本日も雨の中、行動開始。本流に降り立ってみると、やはり笹濁りで水量もかなり多い。本流沿いの遡行は厳しそうなので、ロープを使って右岸に渡渉して、少し登ったところにある段丘地形に入り、上流へと続く踏み跡へ合流する。
踏み跡は一度ベンノウ沢手前で沢底に降りるが、本流は増水しておりあまり進む気になれない。右岸にあるはずの踏み跡を探して再び藪に入るが、それらしきものはない。止むを得ず薮中をトラバースするが、幾度となく小さなルンゼに阻まれ斜面を上下する事数回、ようやくピンクテープを発見。しかし、テープ発見後もいきなり踏み跡が消えたりして遅々として進まないので、後半はなるべく沢沿いを進むこととする。最後はそれなりに明瞭な踏み跡になるが、斜面に無理やり付けられている為、結構滑りやすい。

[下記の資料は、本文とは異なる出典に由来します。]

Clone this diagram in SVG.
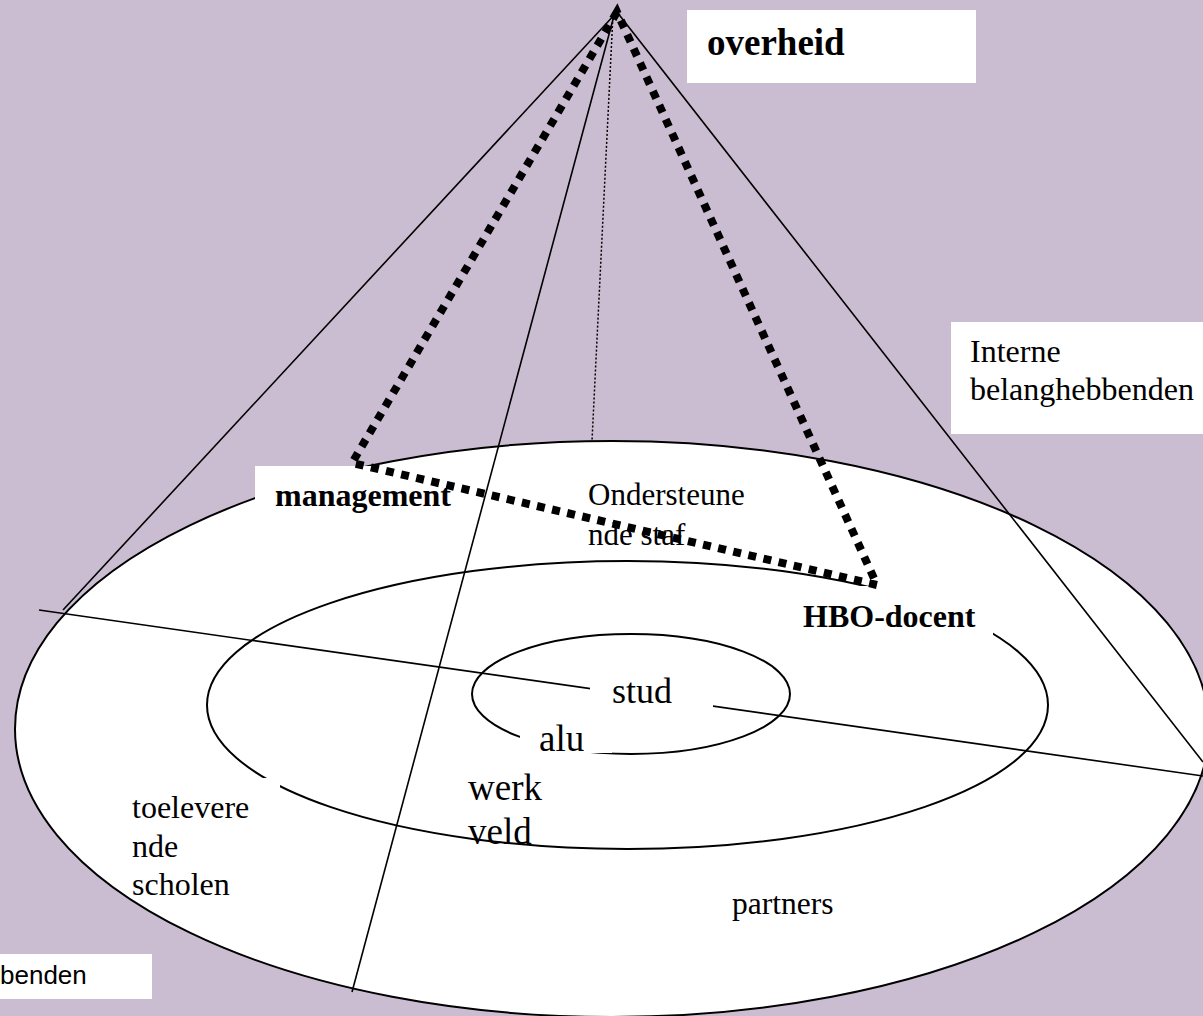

ようやく到着したカクネ沢小屋跡でしばし休憩した後、話し合って減水待ち停滞とすることに。お昼頃には雨も止み、念願の晴れ間が覗き出す。午後はぶなの巨木に囲まれた素敵な空間の中、まったりと森林浴&焚火。フィトンチッドと焚火の遠赤をたっぷり浴びながら、ご飯を炊いてランチタイム。折角八久和まで来ているので、こういう贅沢な時間の使い方も悪くない。


9/21(月) 晴
5:45 C2-9:45 茶畑沢出合-12:10 平七沢出合-13:20 登山道下降点-14:50 コマス滝上C3

4時起床だったが、一人で1時半ぐらいから焚火。本流の水量もそれなりに減った様なので、停滞分の遅れを取り戻すべく、気合を入れて出発する。適当な小沢から本流に降り立ち、歩きやすい河原状地形を進んでいく。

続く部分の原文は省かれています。